Royalty was a very, very rare bottled blood. I’d thought the brand was only a rumor until now. Royalty consisted of part synthetic blood and part real blood—the blood of, you guessed it, people of title. Before you go thinking of enterprising vamps ambushing that cute Prince William, let me reassure you. There were plenty of minor royals in Europe who were glad to give blood for an astronomical sum.
“After a month’s worth of phone calls, we managed to get two bottles.” Pam was looking quite grim. “They cost more than we could afford. I’ve never known my maker to be other than business-wise, but this year Eric seems to be going overboard. Royalty doesn’t keep forever, you know, with the real blood in it . . . and now he’s worried that two bottles might not be enough. There is so much legend attached to Dracula, who can say what is true? He has heard that Dracula will only drink Royalty or . . . the real thing.”
“Real blood? But that’s illegal, unless you’ve got a willing donor.”
Any vampire who took a human’s blood—against the human’s will—was liable to execution by stake or sunlight, according to the vamp’s choice. The execution was usually carried out by another vamp, kept on retainer by the state. I personally thought any vampire who took an unwilling person’s blood deserved th
e execution, because there were enough fangbangers around who were more than willing to donate.
“And no vampire is allowed to kill Dracula, or even strike him,” Pam said, chiming right in on my thoughts. “Not that we’d want to strike our prince, of course,” she added hastily.
Right, I thought.
“He is held in such reverence that any vampire who assaults him must meet the sun. And we’re also expected to offer our prince financial assistance.”
I wondered if the other vampires were supposed to floss his fangs for him, too.
The door to Eric’s office flew open with such vehemence that it bounced right back. It opened again more gently, and Eric emerged.
I had to gape. He looked positively edible. Eric is very tall, very broad, very blond, and tonight he was dressed in a tuxedo that had not come off any rack. This tux had been made for Eric, and he looked as good as any James Bond in it. Black cloth without a speck of lint, a snowy white shirt, and a hand-tied bow at his throat, with his beautiful hair rippling down his back . . .

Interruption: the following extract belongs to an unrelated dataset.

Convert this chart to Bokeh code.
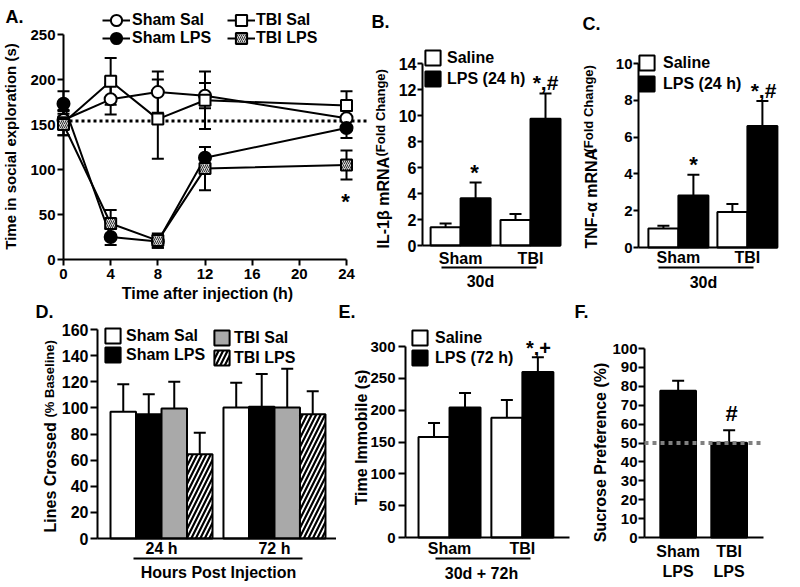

“James Blond,” I muttered. Eric’s eyes were blazing with excitement. Without a word, he dipped me as though we were dancing and planted a hell of a kiss on me: lips, tongue, the entire osculant assemblage. Oh boy, oh boy, oh boy. When I was quivering, he assisted me to rise. His brilliant smile revealed glistening fangs. Eric had enjoyed himself.
“Hello to you, too,” I said tartly, once I was sure I was breathing again.
“My delicious friend,” Eric said, and bowed.
I wasn’t sure I could be correctly called a friend, and I’d have to take his word for it that I was delicious. “What’s the program for the evening?” I asked, hoping that my host would calm down very soon.
“We’ll dance, listen to music, drink blood, watch the entertainment, and wait for the count to come,” Eric said. “I’m so glad you’ll be here tonight. We have a wide array of special guests, but you’re the only telepath.”
“Okay,” I said faintly.
“You look especially lovely tonight,” said Lyle. He’d been standing right behind Eric, and I hadn’t even noticed him. Slight and narrow-faced, with spiked black hair, Lyle didn’t have the presence Eric had acquired in a thousand years of life. Lyle was a visiting vamp from Alexandria, interning at the very successful Fangtasia because he wanted to open his own vampire bar. Lyle was carrying a small cooler, taking great care to keep it level.